Media double standard

Rowan Scarborough:

When Democratic National Chairman Terry McAuliffe accused President Bush this spring of being "AWOL," the Washington press corps saluted and started marching. What followed was a series of big media investigations into whether Bush, as an Air National Guard pilot, actually attended drills, as he maintained, during temporary residence in Alabama. It wasn't the first time reporters had looked into the matter. It was at least the fourth. And this time, the White House produced additional pay records to prove Bush did his duty. Most reporters reluctantly gave up, although some organizations continue to seek more of the President's Guard records.

This month, when Regnery Publishing (a sister company of HUMAN EVENTS) released a new book that dissects Democratic presidential nominee John Kerry's Vietnam War record, the national press more or less yawned. The enthusiasm with which it greeted McAuliffe's call to arms never materialized. Some reporters expressed outright disgust for John E. O'Neill and Jerome R. Corsi, authors of Unfit for Command: Swift Boat Veterans Speak Out Against John Kerry. The liberal press's message: Bush's military record is fair game. John Kerry's is not.

But in a way, it makes no difference. Republicans have grown accustomed to such double standards. It is a major reason for the rise of the alternative conservative media in the forms of talk radio, Internet web sites and some cable TV outlets. And Messrs. O'Neill and Corsi are riding that right-leaning wave to the top of bestseller lists.

The book is selling so well because it proves a central point.
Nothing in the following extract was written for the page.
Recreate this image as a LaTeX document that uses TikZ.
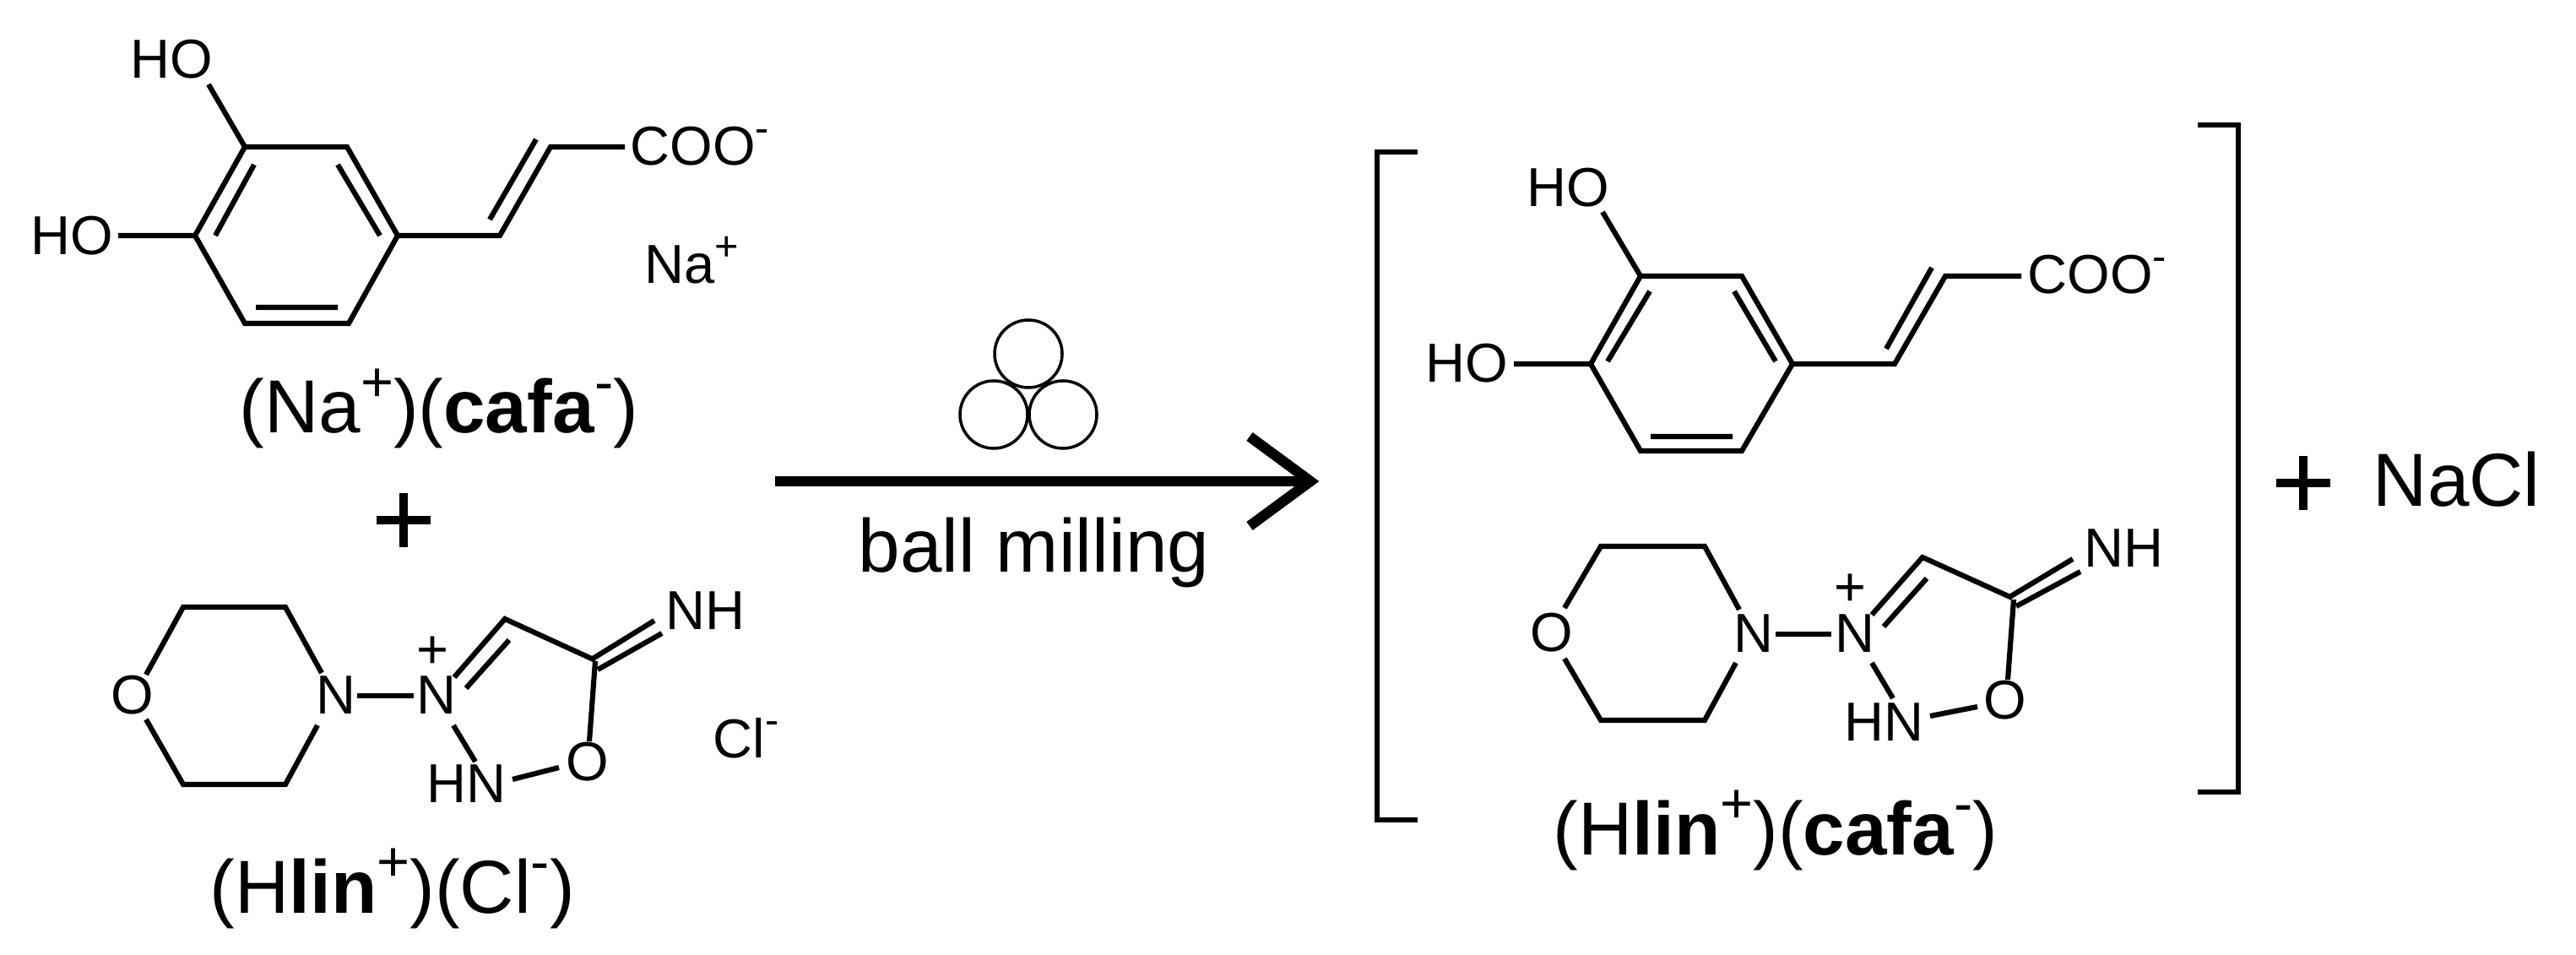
\documentclass[tikz,border=0pt]{standalone}
\usepackage{fontspec}
\setmainfont{Liberation Sans}
\newcommand\sups[1]{\raisebox{.42em}{\scalebox{.75}{#1}}}
\newcommand\pxfont[1]{\fontsize{\fpeval{#1*0.2845}pt}{\fpeval{#1*0.2845}pt}\selectfont}
\tikzset{
  bond/.style={line width=1.75pt,line join=miter,line cap=butt,black},
  brack/.style={line width=1.45pt,line join=miter,black},
  ball/.style={line width=1pt,black},
  atomL/.style={inner sep=0pt,anchor=base west,font=\pxfont{65}},
  lab/.style={inner sep=0pt,anchor=base west,font=\pxfont{89}},
  bigplus/.style={line width=2.7pt,black}
}
\begin{document}
\begin{tikzpicture}[x=0.01cm,y=-0.01cm]
\useasboundingbox[fill=white] (0,0) rectangle (3051,1131);
% --- left: caffeate
\draw[bond] (290,174)--(411,174)--(471,279)--(413,383)--(290,383)--(231,279)--cycle;
\draw[bond] (301,195)--(255,279) (400,195)--(450,279) (303,364)--(400,364);
\draw[bond] (247,100)--(290,174) (140,279)--(231,279);
\draw[bond] (471,279)--(592,279)--(652,174)--(740,174) (580,260)--(635,165);
\node[atomL] (ho1) at (154,93) {HO};
\node[atomL] (ho2) at (36,302) {HO};
\node[atomL] (coo1) at (746,196) {COO\sups{-}};
\node[atomL] (na1) at (763,336) {Na\sups{+}};
\node[lab] (l1) at (283,513) {(Na\sups{+})(\textbf{cafa}\sups{-})};
% plus
\draw[bigplus] (446,616)--(510,616) (478,584)--(478,648);
% --- left: linsidomine
\draw[bond] (173,799)--(217,719)--(338,719)--(381,797) (376,859)--(338,929)--(217,929)--(173,852);
\node[atomL] (o1) at (131,846) {O};
\node[atomL] (n1) at (374,846) {N};
\draw[bond] (423,824)--(490,824);
\node[atomL] (n2) at (493,846) {N};
\node[atomL] (p1) at (493,792) {+};
\draw[bond] (538,802)--(598,733)--(705,782) (552,815)--(603,758) (702,780)--(775,735) (708,793)--(784,750);
\draw[bond] (705,783)--(698,878) (662,909)--(607,923) (537,859)--(563,902);
\node[atomL] (nh1) at (788,746) {NH};
\node[atomL] (o2) at (670,924) {O};
\node[atomL] (hn1) at (505,950) {HN};
\node[atomL] (cl1) at (844,897) {Cl\sups{-}};
\node[lab] (l2) at (248,1081) {(H\textbf{lin}\sups{+})(Cl\sups{-})};
% --- arrow
\coordinate (as) at (918,570);
\coordinate (ae) at (1552,570);
\draw[line width=3.5pt,black] (as)--(ae);
\draw[line width=3.5pt,black,line join=miter] (1480,517)--(ae)--(1480,623);
\draw[ball] (1218,419) circle (40);
\draw[ball] (1177,491) circle (40);
\draw[ball] (1259,491) circle (40);
\node[lab] (bm) at (1016,678) {ball milling};
% --- brackets
\draw[brack] (1679,180)--(1631,180)--(1631,971)--(1679,971);
\draw[brack] (2603,148)--(2651,148)--(2651,938)--(2603,938);
% --- right: caffeate
\draw[bond] (1943,327)--(2063,327)--(2123,431)--(2063,534)--(1943,534)--(1884,431)--cycle;
\draw[bond] (1954,345)--(1904,428) (2054,345)--(2103,428) (1955,517)--(2052,517);
\draw[bond] (1898,251)--(1943,327) (1793,431)--(1884,431);
\draw[bond] (2123,431)--(2244,431)--(2304,327)--(2394,327) (2234,413)--(2288,317);
\node[atomL] (ho3) at (1808,245) {HO};
\node[atomL] (ho4) at (1688,453) {HO};
\node[atomL] (coo2) at (2401,348) {COO\sups{-}};
% --- right: linsidomine
\draw[bond] (1853,720)--(1896,647)--(2019,647)--(2060,722) (2056,785)--(2019,853)--(1896,853)--(1853,780);
\node[atomL] (o3) at (1812,772) {O};
\node[atomL] (n3) at (2053,773) {N};
\draw[bond] (2103,751)--(2169,751);
\node[atomL] (n4) at (2173,773) {N};
\node[atomL] (p2) at (2172,718) {+};
\draw[bond] (2217,728)--(2277,660)--(2383,708) (2231,742)--(2282,685) (2380,707)--(2455,662) (2388,718)--(2464,677);
\draw[bond] (2385,710)--(2378,805) (2342,837)--(2286,848) (2217,785)--(2242,827);
\node[atomL] (nh2) at (2468,672) {NH};
\node[atomL] (o4) at (2349,851) {O};
\node[atomL] (hn2) at (2184,877) {HN};
\node[lab] (l3) at (1839,1012) {(H\textbf{lin}\sups{+})(\textbf{cafa}\sups{-})};
% plus NaCl
\draw[bigplus] (2696,572)--(2760,572) (2728,540)--(2728,604);
\node[lab] (nacl) at (2810,600) {NaCl};
\end{tikzpicture}
\end{document}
John Kerry, who has made his four months in Vietnam in 1968-69 the centerpiece of why he should be commander in chief, lied about what he did....

...

On the Cavett show, Kerry said he deliberated for two weeks before making the "difficult decision" to leave Vietnam. Records show he suffered the buttocks wound on March 13, 1969. Four days later, his written request to leave Vietnam sat at the Navy Department in Washington. "John Kerry would like many people today to view his service in Vietnam as one of honor and courage," the authors say. "But the real John Kerry of Vietnam was a man who filed false operating reports, who faked Purple Hearts, and who took a fast pass through the combat zones."